Policies

ScaleOps comes with several out-of-the-box production-ready GPU policies that cover the most common GPU workload patterns.

Policies control how GPU compute and memory recommendations are calculated and applied.

Ready-to-Deploy Policies

ScaleOps learns and understands your workload’s behavior and automatically applies the best policy for your workload.

You can also manually select a policy for your workload. The following policies are created by default:

Real-time
Real-time-mps
Near-real-time
Batch

When ScaleOps automatically detects a training or build workload it also creates the following policies — respectively:

Training
Build

Note: The policies are created in the scaleops-system namespace.

Real-time

A more conservative policy designed for latency-sensitive inference workloads. Uses a longer history window and higher headroom to accommodate variable request patterns.

Recommended for: Model serving, real-time inference, and latency-sensitive GPU workloads.

Real-time-mps

Similar to the Real-time policy but utilizes NVIDIA MPS (Multi-Process Service) technology for optimized GPU sharing performance.

Recommended for: Inference workloads that require low latency and high throughput.

Note: ScaleOps enforces workload isolation when using the Real-time MPS policy — different automated workloads assigned this policy cannot share the same GPU. Each MPS-enabled workload receives its own dedicated GPU device, ensuring no interference between workloads.

Near-real-time

A policy that balances responsiveness with efficiency for near-real-time inference workloads. Uses a shorter history window and tighter headroom than the Real-time policy, making it a good fit for workloads with more predictable request patterns that don’t require the most conservative resource cushion.
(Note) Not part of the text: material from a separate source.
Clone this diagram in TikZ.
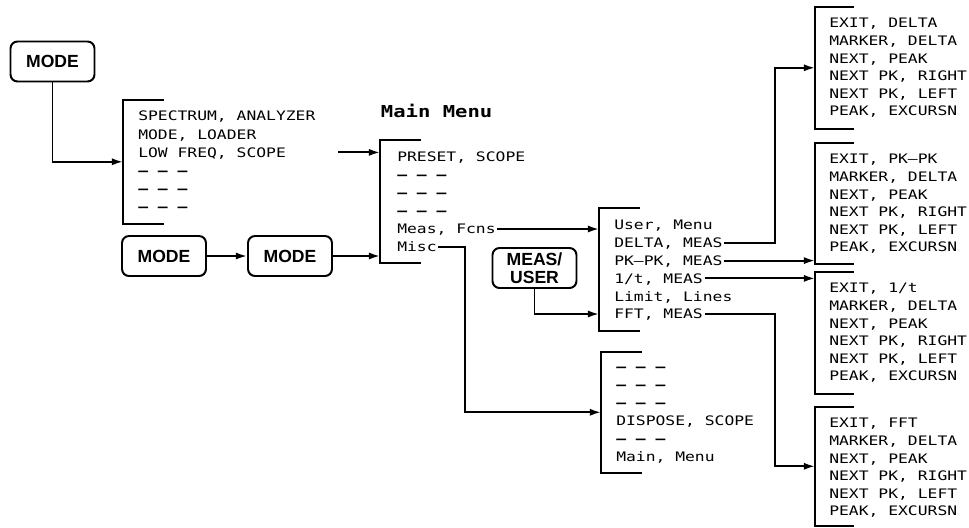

Recommended for: Inference workloads with moderate latency tolerance and relatively stable GPU utilization.

Batch

A high-efficiency policy for non-latency-sensitive workloads. Uses the longest history window and minimal headroom, prioritizing GPU utilization over responsiveness. Suitable for workloads that run to completion without serving live traffic.

Recommended for: Offline scoring, batch inference pipelines, and other throughput-oriented GPU workloads.

Training

An efficiency-focused policy for training workloads that typically have consistent GPU utilization.

Recommended for: Model training, fine-tuning, and other GPU workloads with predictable utilization.

Build

Optimized for machine learning development workloads that provides moderate resource allocation for interactive experimentation and prototyping.

Recommended for: GPU-accelerated build and experimentation workloads.